Yahoo is planning to cut jobs affecting 20% of its total workforce as part of a reorganisation of the company’s ad tech division. More than half of Yahoo’s ad tech employees, or over 1,600 people, will be impacted by the layoffs.
According to Yahoo CEO Jim Lanzone, the decision to cut jobs is not due to financial pressures but is a tactical move to improve the profitability of the company’s advertising business.
In the first week of February, Pinterest Inc. let go of nearly 150 employees, which accounts for less than 5% of its entire workforce. The San Francisco-based company made cuts in several teams, although not all of them were impacted equally.
The move to reduce headcount is part of a broader trend in the tech industry as companies try to trim expenses.
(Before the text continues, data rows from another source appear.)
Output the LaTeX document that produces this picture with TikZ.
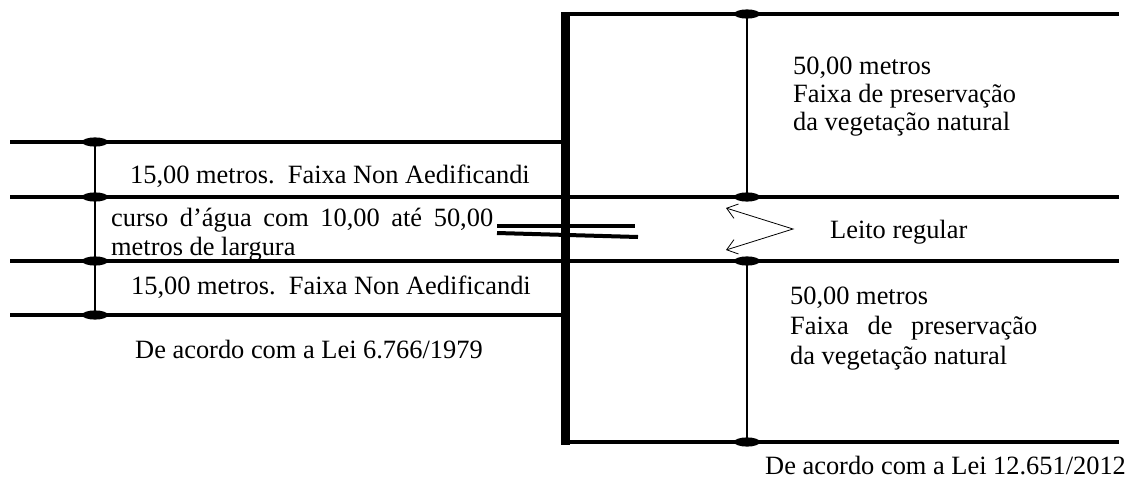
\documentclass[tikz,border=0pt]{standalone}
\usepackage{fontspec}
\setmainfont{Liberation Serif}
\usetikzlibrary{arrows.meta}
\begin{document}
\begin{tikzpicture}[x=1pt,y=-1pt,
  band/.style={line width=4.5pt},
  axis/.style={line width=9pt},
  thinline/.style={line width=1.2pt},
  dotmark/.style={fill=black},
  brk/.style={line width=4pt},
  lbl/.style={anchor=base west, inner sep=0pt, align=left,
    font=\fontsize{26.4}{28}\selectfont},
  barb/.style={line width=0.8pt,
    {Straight Barb[length=10pt,width=15pt]}-{Straight Barb[length=10pt,width=15pt]}}
]
\useasboundingbox (0,0) rectangle (1134,479);

% coordinates
\coordinate (L1a) at (10,142);  \coordinate (L1b) at (563,142);
\coordinate (L2a) at (10,197);  \coordinate (L2b) at (1119,197);
\coordinate (L3a) at (10,261);  \coordinate (L3b) at (1119,261);
\coordinate (L4a) at (10,315);  \coordinate (L4b) at (563,315);
\coordinate (R1a) at (561,14);  \coordinate (R1b) at (1119,14);
\coordinate (R4a) at (561,442); \coordinate (R4b) at (1119,442);
\coordinate (Vt) at (565,12);   \coordinate (Vb) at (565,444.5);

% horizontal bands
\draw[band] (L1a) -- (L1b);
\draw[band] (L2a) -- (L2b);
\draw[band] (L3a) -- (L3b);
\draw[band] (L4a) -- (L4b);
\draw[band] (R1a) -- (R1b);
\draw[band] (R4a) -- (R4b);
% main vertical axis
\draw[axis] (Vt) -- (Vb);

% measuring lines
\coordinate (D1) at (95,142); \coordinate (D2) at (95,197);
\coordinate (D3) at (95,261); \coordinate (D4) at (95,315);
\coordinate (E1) at (747,14); \coordinate (E2) at (747,197);
\coordinate (E3) at (747,261); \coordinate (E4) at (747,442);
\draw[thinline] (D1) -- (D4);
\draw[thinline] (E1) -- (E2);
\draw[thinline] (E3) -- (E4);
\foreach \p in {D1,D2,D3,D4,E1,E2,E3,E4}
  \fill[dotmark] (\p) ellipse [x radius=13pt, y radius=4.6pt];

% break mark
\coordinate (B1a) at (497,226); \coordinate (B1b) at (635,226);
\coordinate (B2a) at (497,233); \coordinate (B2b) at (638,237);
\draw[brk] (B1a) -- (B1b);
\draw[brk] (B2a) -- (B2b);

% arrow
\coordinate (A1) at (726,208); \coordinate (A0) at (793,229); \coordinate (A2) at (726,250);
\draw[barb] (A1) -- (A0) -- (A2);

% labels (multi-line nodes placed at the baseline of their last line)
\node[lbl] (t1) at (130,183) {15,00 metros.\ \ Faixa Non Aedificandi};
\node[lbl, font=\fontsize{26.4}{29}\selectfont] (t2) at (111,255)
  {\makebox[382pt][s]{curso d’água com 10,00 até 50,00}\\metros de largura};
\node[lbl] (t3) at (131,294) {15,00 metros.\ \ Faixa Non Aedificandi};
\node[lbl] (t4) at (135,358) {De acordo com a Lei 6.766/1979};
\node[lbl] (t5) at (793,130) {50,00 metros\\Faixa de preservação\\da vegetação natural};
\node[lbl, font=\fontsize{26.4}{30}\selectfont] (t6) at (790,364)
  {50,00 metros\\\makebox[247pt][s]{Faixa de preservação}\\da vegetação natural};
\node[lbl] (t7) at (830,238) {Leito regular};
\node[lbl] (t8) at (765,474) {De acordo com a Lei 12.651/2012};
\end{tikzpicture}
\end{document}
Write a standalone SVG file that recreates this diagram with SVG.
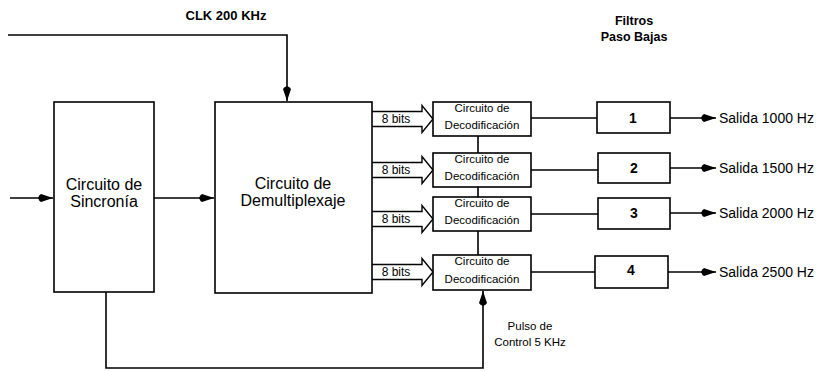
<svg xmlns="http://www.w3.org/2000/svg" width="819" height="371" viewBox="0 0 819 371">
<style>
.box{fill:#fff;stroke:#000;stroke-width:1.6}
.ln{fill:none;stroke:#000;stroke-width:1.6}
.wa{fill:#fff;stroke:#000;stroke-width:1.4}
text{font-family:"Liberation Sans",Arial,sans-serif;fill:#000}
.big{font-size:16px;text-anchor:middle}
.dec{font-size:11.5px;text-anchor:middle}
.bits{font-size:12px;text-anchor:middle}
.num{font-size:14px;font-weight:bold;text-anchor:middle}
.out{font-size:14px}
.lbl{font-size:12.5px;font-weight:bold;text-anchor:middle}
.ctl{font-size:11.5px;text-anchor:middle}
</style>
<defs>
<marker id="ah" markerUnits="userSpaceOnUse" markerWidth="16" markerHeight="9" refX="15" refY="4.5" orient="auto">
<path d="M0,4.5 Q1,1.5 3,0.5 L15,4.5 L3,8.5 Q1,7.5 0,4.5 z" fill="#000"/>
</marker>
</defs>
<g id="connectors">
<path class="ln" d="M8,35 H287 V101" marker-end="url(#ah)"/>
<path class="ln" d="M10,198 H53" marker-end="url(#ah)"/>
<path class="ln" d="M154,198 H214" marker-end="url(#ah)"/>
<path class="ln" d="M106,292 V368 H483 V291" marker-end="url(#ah)"/>
<path class="ln" d="M478,136 V153 M478,187 V197 M478,231 V255"/>
<path class="ln" d="M531,118 H597 M531,170 H598 M531,214 H598 M531,272 H595"/>
<path class="ln" d="M670,118 H716" marker-end="url(#ah)"/>
<path class="ln" d="M670,168 H716" marker-end="url(#ah)"/>
<path class="ln" d="M670,213 H716" marker-end="url(#ah)"/>
<path class="ln" d="M668,272 H716" marker-end="url(#ah)"/>
<g id="bus1"><path class="wa" d="M372,111.5 H422 V105.5 L433,119 L422,132.5 V126.5 H372"/><text class="bits" x="396" y="123">8 bits</text></g>
<g id="bus2"><path class="wa" d="M372,162.5 H422 V156.5 L433,170 L422,183.5 V177.5 H372"/><text class="bits" x="396" y="174">8 bits</text></g>
<g id="bus3"><path class="wa" d="M372,211.5 H422 V205.5 L433,219 L422,232.5 V226.5 H372"/><text class="bits" x="396" y="223">8 bits</text></g>
<g id="bus4"><path class="wa" d="M372,264.5 H422 V258.5 L433,272 L422,285.5 V279.5 H372"/><text class="bits" x="396" y="276">8 bits</text></g>
</g>
<text class="lbl" x="226" y="20" style="font-size:13px">CLK 200 KHz</text>
<g id="filtros-label">
<text class="lbl" x="634" y="25">Filtros</text>
<text class="lbl" x="634" y="41">Paso Bajas</text>
</g>
<g id="sincronia">
<rect class="box" x="54" y="102" width="100" height="190"/>
<text class="big" x="104" y="190">Circuito de</text>
<text class="big" x="104" y="207">Sincronía</text>
</g>
<g id="demux">
<rect class="box" x="215" y="102" width="157" height="191"/>
<text class="big" x="293" y="189">Circuito de</text>
<text class="big" x="293" y="206">Demultiplexaje</text>
</g>
<g id="dec1">
<rect class="box" x="433" y="102" width="98" height="34"/>
<text class="dec" x="482" y="112">Circuito de</text>
<text class="dec" x="482" y="129">Decodificación</text>
</g>
<g id="dec2">
<rect class="box" x="433" y="153" width="98" height="34"/>
<text class="dec" x="482" y="163">Circuito de</text>
<text class="dec" x="482" y="180">Decodificación</text>
</g>
<g id="dec3">
<rect class="box" x="433" y="197" width="98" height="34"/>
<text class="dec" x="482" y="207">Circuito de</text>
<text class="dec" x="482" y="224">Decodificación</text>
</g>
<g id="dec4">
<rect class="box" x="433" y="255" width="98" height="35"/>
<text class="dec" x="482" y="265">Circuito de</text>
<text class="dec" x="482" y="283">Decodificación</text>
</g>
<g id="f1"><rect class="box" x="597" y="102" width="73" height="31"/><text class="num" x="633" y="123">1</text></g>
<g id="f2"><rect class="box" x="598" y="153" width="72" height="30"/><text class="num" x="634" y="173">2</text></g>
<g id="f3"><rect class="box" x="598" y="198" width="72" height="31"/><text class="num" x="634" y="218">3</text></g>
<g id="f4"><rect class="box" x="595" y="256" width="73" height="32"/><text class="num" x="631" y="275">4</text></g>
<text class="out" x="719" y="123">Salida 1000 Hz</text>
<text class="out" x="719" y="173">Salida 1500 Hz</text>
<text class="out" x="719" y="218">Salida 2000 Hz</text>
<text class="out" x="719" y="277">Salida 2500 Hz</text>
<g id="pulso-label">
<text class="ctl" x="530" y="330">Pulso de</text>
<text class="ctl" x="530" y="346">Control 5 KHz</text>
</g>
</svg>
According to a blog post on its website, on February 7th, Zoom reduced its workforce by approximately 1,300 employees, which represents 15% of its total workforce.
The company’s CEO, Eric Yuan, stated that the move is necessary to address the ongoing uncertainty in the global economy and its impact on customers as the world adjusts to life after the Covid pandemic.
Although Zoom experienced significant growth during the pandemic, as people relied on video chat software to communicate while working remotely, it now faces the challenge of adapting to changing circumstances.
Accenture, a major technology consulting firm, is planning to reduce its workforce by 2.5%, which amounts to around 19,000 jobs. The company has also revised its revenue and profit forecasts downwards. This is part of a trend of large companies cutting costs to adapt to the challenging economic environment.
To reduce costs, Microsoft recently announced plans to lay off 10,000 employees, including a team dedicated to ethical and sustainable AI innovation. On March 27, the company laid off 559 employees from its operations in Bellevue and Redmond.
The impact on the global economy have forced many companies to take difficult decisions to cut costs and restructure their operations. The tech industry has not been immune to these challenges, with many giants like Microsoft, Disney, Airbnb, and Accenture announcing significant layoffs.
While some companies have cited economic uncertainty and the need to adapt to changing market conditions as reasons for these job cuts, others have pointed to strategic changes and a need to focus on core business areas.
As the world continues to grapple with the effects of the pandemic, it remains to be seen how these layoffs will affect the industry and its workforce in the long run.